● Exercise requirements
The copy must start at the line that contains "Give me the matplotlib source for this chart." and finish at the line that contains "grey = '#868686'", reproducing each line exactly. Any picture in that span is omitted.

====== Extracted material

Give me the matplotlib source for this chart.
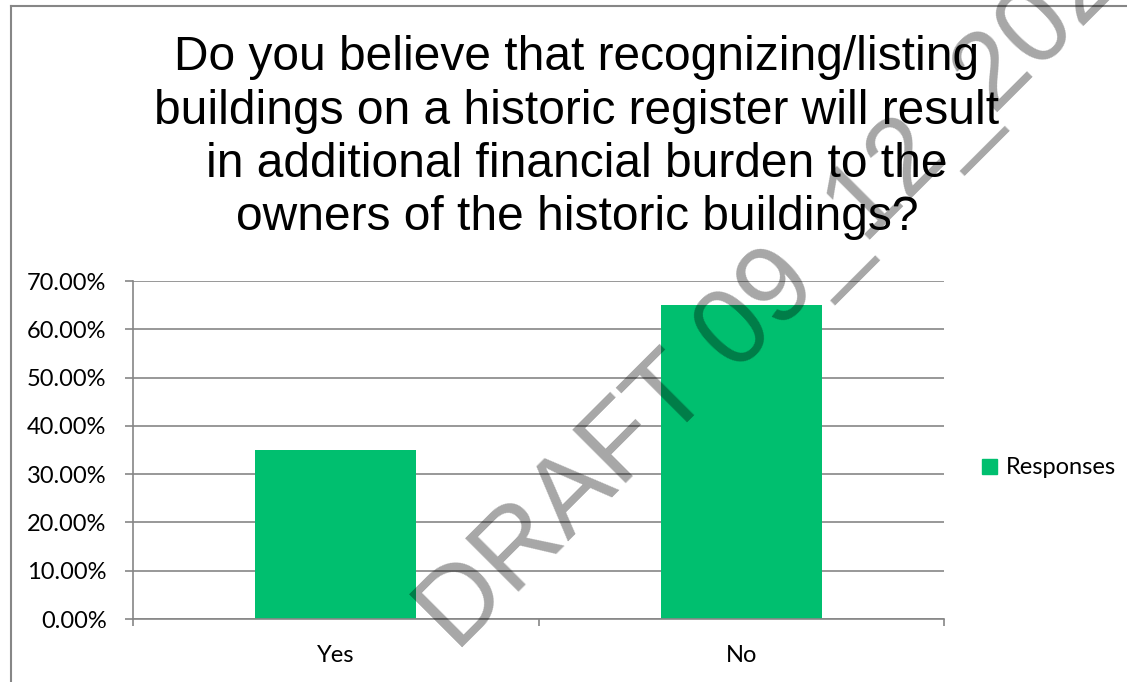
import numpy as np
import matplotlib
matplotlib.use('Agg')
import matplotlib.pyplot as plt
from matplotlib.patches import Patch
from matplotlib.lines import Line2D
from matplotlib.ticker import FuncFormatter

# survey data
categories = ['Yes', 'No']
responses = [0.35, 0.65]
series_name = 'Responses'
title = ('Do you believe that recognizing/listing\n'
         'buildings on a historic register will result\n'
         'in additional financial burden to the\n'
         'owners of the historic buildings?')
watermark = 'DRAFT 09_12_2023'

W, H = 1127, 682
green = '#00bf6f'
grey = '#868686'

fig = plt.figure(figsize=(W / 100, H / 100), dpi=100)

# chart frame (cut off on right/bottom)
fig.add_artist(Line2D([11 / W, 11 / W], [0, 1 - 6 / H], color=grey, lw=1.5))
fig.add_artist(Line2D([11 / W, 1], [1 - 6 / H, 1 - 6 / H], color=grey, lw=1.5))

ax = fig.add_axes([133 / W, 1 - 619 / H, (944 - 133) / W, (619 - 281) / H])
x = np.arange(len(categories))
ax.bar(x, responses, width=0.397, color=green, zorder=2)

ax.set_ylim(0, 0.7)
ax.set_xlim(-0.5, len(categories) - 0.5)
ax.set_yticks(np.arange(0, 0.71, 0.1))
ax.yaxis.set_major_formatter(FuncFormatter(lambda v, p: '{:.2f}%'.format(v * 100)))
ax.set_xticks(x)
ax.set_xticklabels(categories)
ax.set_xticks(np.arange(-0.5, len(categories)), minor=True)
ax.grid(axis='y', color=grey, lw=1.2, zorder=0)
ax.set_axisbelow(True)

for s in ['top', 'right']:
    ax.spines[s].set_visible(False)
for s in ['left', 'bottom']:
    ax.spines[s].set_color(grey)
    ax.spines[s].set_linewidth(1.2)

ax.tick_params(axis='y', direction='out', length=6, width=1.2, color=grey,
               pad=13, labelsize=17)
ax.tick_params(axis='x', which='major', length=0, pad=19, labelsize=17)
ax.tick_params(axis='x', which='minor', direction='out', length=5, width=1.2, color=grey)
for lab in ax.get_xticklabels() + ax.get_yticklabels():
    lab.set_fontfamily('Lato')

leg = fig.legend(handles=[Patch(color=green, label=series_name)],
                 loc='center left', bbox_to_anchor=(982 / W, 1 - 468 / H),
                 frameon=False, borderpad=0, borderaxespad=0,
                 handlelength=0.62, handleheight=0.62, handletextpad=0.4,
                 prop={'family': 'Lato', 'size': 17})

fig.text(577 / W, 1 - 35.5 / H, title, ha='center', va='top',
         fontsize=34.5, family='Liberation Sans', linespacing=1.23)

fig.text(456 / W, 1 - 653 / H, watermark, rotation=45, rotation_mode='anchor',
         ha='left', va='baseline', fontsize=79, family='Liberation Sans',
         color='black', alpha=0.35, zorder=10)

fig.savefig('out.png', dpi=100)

============
====== Extracted material

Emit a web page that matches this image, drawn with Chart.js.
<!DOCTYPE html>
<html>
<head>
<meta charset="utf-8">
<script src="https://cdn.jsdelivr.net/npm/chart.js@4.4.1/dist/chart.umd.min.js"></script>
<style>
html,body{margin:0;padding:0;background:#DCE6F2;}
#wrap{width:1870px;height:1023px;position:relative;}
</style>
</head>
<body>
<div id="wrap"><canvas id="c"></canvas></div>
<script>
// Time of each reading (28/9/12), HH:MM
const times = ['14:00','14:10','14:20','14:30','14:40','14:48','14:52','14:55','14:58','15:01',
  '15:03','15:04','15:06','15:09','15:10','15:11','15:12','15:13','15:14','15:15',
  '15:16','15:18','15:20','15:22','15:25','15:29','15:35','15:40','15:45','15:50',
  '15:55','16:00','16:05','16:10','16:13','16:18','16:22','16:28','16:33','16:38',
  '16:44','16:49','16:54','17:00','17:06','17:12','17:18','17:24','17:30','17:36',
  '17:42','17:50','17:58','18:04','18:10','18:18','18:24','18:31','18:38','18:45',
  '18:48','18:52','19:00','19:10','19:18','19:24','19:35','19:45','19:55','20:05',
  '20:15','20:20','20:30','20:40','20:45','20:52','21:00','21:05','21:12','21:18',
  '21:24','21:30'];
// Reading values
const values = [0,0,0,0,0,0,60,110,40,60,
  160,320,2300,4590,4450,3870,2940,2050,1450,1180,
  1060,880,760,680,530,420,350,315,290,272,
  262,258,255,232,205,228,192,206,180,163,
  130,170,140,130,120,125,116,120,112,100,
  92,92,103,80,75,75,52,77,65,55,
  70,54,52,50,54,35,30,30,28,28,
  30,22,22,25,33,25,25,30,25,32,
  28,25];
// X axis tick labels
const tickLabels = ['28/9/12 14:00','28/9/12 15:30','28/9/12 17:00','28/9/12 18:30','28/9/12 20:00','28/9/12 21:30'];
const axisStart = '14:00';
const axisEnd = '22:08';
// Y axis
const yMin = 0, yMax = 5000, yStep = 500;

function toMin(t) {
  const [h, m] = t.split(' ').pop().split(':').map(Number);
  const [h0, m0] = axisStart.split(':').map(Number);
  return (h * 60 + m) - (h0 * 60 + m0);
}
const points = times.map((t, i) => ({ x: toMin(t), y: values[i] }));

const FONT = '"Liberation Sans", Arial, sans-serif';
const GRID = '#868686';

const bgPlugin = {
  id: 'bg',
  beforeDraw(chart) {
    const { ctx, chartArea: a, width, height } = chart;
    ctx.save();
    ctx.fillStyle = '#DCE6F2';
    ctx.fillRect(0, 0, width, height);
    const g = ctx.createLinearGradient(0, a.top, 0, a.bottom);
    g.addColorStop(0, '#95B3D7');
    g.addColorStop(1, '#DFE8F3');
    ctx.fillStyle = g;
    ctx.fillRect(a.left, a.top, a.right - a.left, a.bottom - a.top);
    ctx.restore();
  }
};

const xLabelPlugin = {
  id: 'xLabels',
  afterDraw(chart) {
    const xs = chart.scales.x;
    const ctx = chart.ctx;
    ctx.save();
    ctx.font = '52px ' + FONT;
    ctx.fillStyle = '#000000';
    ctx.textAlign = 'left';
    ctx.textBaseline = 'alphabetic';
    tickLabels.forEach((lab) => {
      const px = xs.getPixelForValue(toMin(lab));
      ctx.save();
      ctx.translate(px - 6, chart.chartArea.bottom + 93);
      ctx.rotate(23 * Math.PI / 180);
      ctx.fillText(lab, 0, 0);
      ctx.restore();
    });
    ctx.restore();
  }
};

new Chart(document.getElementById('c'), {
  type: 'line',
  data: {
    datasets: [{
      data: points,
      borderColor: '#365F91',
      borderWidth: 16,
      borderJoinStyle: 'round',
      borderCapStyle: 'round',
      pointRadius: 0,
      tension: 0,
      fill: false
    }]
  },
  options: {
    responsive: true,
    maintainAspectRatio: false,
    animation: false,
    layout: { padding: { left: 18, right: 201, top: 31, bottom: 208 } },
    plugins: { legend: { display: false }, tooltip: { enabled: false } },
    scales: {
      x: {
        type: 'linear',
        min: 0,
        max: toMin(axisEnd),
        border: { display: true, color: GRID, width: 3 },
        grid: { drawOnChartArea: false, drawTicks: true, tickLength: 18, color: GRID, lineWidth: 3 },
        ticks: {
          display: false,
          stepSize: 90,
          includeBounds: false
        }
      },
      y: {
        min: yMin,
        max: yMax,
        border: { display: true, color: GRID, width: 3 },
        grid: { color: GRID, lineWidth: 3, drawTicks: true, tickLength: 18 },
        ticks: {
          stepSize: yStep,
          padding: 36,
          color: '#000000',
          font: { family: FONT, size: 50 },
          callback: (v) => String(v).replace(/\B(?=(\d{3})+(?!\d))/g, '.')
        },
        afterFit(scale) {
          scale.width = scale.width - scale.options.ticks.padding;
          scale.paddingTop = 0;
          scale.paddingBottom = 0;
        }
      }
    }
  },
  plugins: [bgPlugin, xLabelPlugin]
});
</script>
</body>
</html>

============

● Full response
Give me the matplotlib source for this chart.
import numpy as np
import matplotlib
matplotlib.use('Agg')
import matplotlib.pyplot as plt
from matplotlib.patches import Patch
from matplotlib.lines import Line2D
from matplotlib.ticker import FuncFormatter

# survey data
categories = ['Yes', 'No']
responses = [0.35, 0.65]
series_name = 'Responses'
title = ('Do you believe that recognizing/listing\n'
         'buildings on a historic register will result\n'
         'in additional financial burden to the\n'
         'owners of the historic buildings?')
watermark = 'DRAFT 09_12_2023'

W, H = 1127, 682
green = '#00bf6f'
grey = '#868686'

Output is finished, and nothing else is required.